The 4 Pillars Your Retirement Plan Must Include: Income, Growth Potential, Protection, and Liquidity
Are you one of the many retired Americans who feel uncertain about your financial future? You’re not alone. According to a recent survey, 32% of retired Americans don’t feel like they have enough saved up, and a staggering 58% have no idea how long their nest egg will last. It’s clear that creating a solid retirement plan is more important than ever in today’s ever-changing financial landscape.
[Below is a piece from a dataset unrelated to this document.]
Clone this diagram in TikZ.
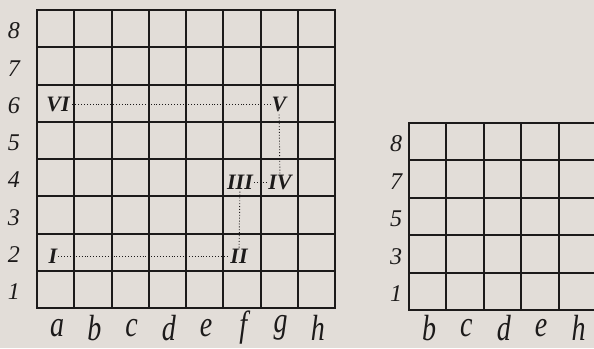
\documentclass[tikz,border=0pt]{standalone}
\usepackage{graphicx}
\usepackage{fontspec}
\setmainfont{Liberation Serif}
\definecolor{paper}{RGB}{226,221,216}
\definecolor{ink}{RGB}{28,26,26}
\begin{document}
\begin{tikzpicture}[x=1pt,y=-1pt,
  gridline/.style={draw=ink,line width=2pt},
  rank/.style={text=ink,font=\fontsize{24}{24}\selectfont\itshape,inner sep=0pt},
  file/.style={text=ink,font=\fontsize{28}{28}\selectfont\itshape,inner sep=0pt},
  numeral/.style={text=ink,font=\fontsize{22}{22}\selectfont\itshape\bfseries,inner sep=1pt},
  path/.style={draw=ink,dotted,line width=0.9pt}]
\fill[paper] (0,0) rectangle (594,348);
\useasboundingbox (0,0) rectangle (594,348);
\clip (0,0) rectangle (594,348);
% left board
\foreach \i in {0,...,8} {
  \draw[gridline] ({37+\i*37.25},10) -- ({37+\i*37.25},308);
  \draw[gridline] (36,{10+\i*37.25}) -- (336,{10+\i*37.25});
}
% right board
\foreach \i in {0,...,5} {
  \draw[gridline] ({409+\i*37.4},123) -- ({409+\i*37.4},310);
  \draw[gridline] (408,{123+\i*37.4}) -- (597,{123+\i*37.4});
}
% left ranks
\foreach \r [count=\k from 0] in {8,7,6,5,4,3,2,1} {
  \node[rank] (L\r) at (14,{31+\k*37.25}) {\r};
}
% left files
\foreach \f [count=\k from 0] in {a,b,c,d,e,f,g,h} {
  \node[file] (F\f) at ({57+\k*37.25},328) {\scalebox{1}[1.3]{\f}};
}
% right ranks
\foreach \r [count=\k from 0] in {8,7,5,3,1} {
  \node[rank] (R\r) at (396,{144+\k*37.4}) {\r};
}
% right files
\foreach \f [count=\k from 0] in {b,c,d,e,h} {
  \node[file] (G\f) at ({429+\k*37.4},328) {\scalebox{1}[1.3]{\f}};
}
% numerals
\node[numeral] (n1) at (53,256) {I};
\node[numeral] (n2) at (239,256) {II};
\node[numeral] (n3) at (240,182) {III};
\node[numeral] (n4) at (280,182) {IV};
\node[numeral] (n5) at (279,104) {V};
\node[numeral] (n6) at (58,104) {VI};
\draw[path] (n1) -- (n2);
\draw[path] (n2) -- (n3);
\draw[path] (n3) -- (n4);
\draw[path] (n4) -- (n5);
\draw[path] (n5) -- (n6);
\end{tikzpicture}
\end{document}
So, what makes a retirement plan successful? According to experts like Jaqueline Schadeck, CEO at Golden Wealth Strategies, every retirement plan needs to have four key pillars: income, growth potential, protection, and liquidity. Let’s break down each of these pillars to understand why they are essential for a successful retirement plan.
Pillar #1: Income
Generating income is the foundation of any successful retirement plan. You need to have enough income to cover your expenses both now and in the future. Without a steady stream of income, it can be challenging to enjoy your retirement years to the fullest. Planning for how you will earn money to support yourself and your family after you stop working is crucial for a comfortable retirement.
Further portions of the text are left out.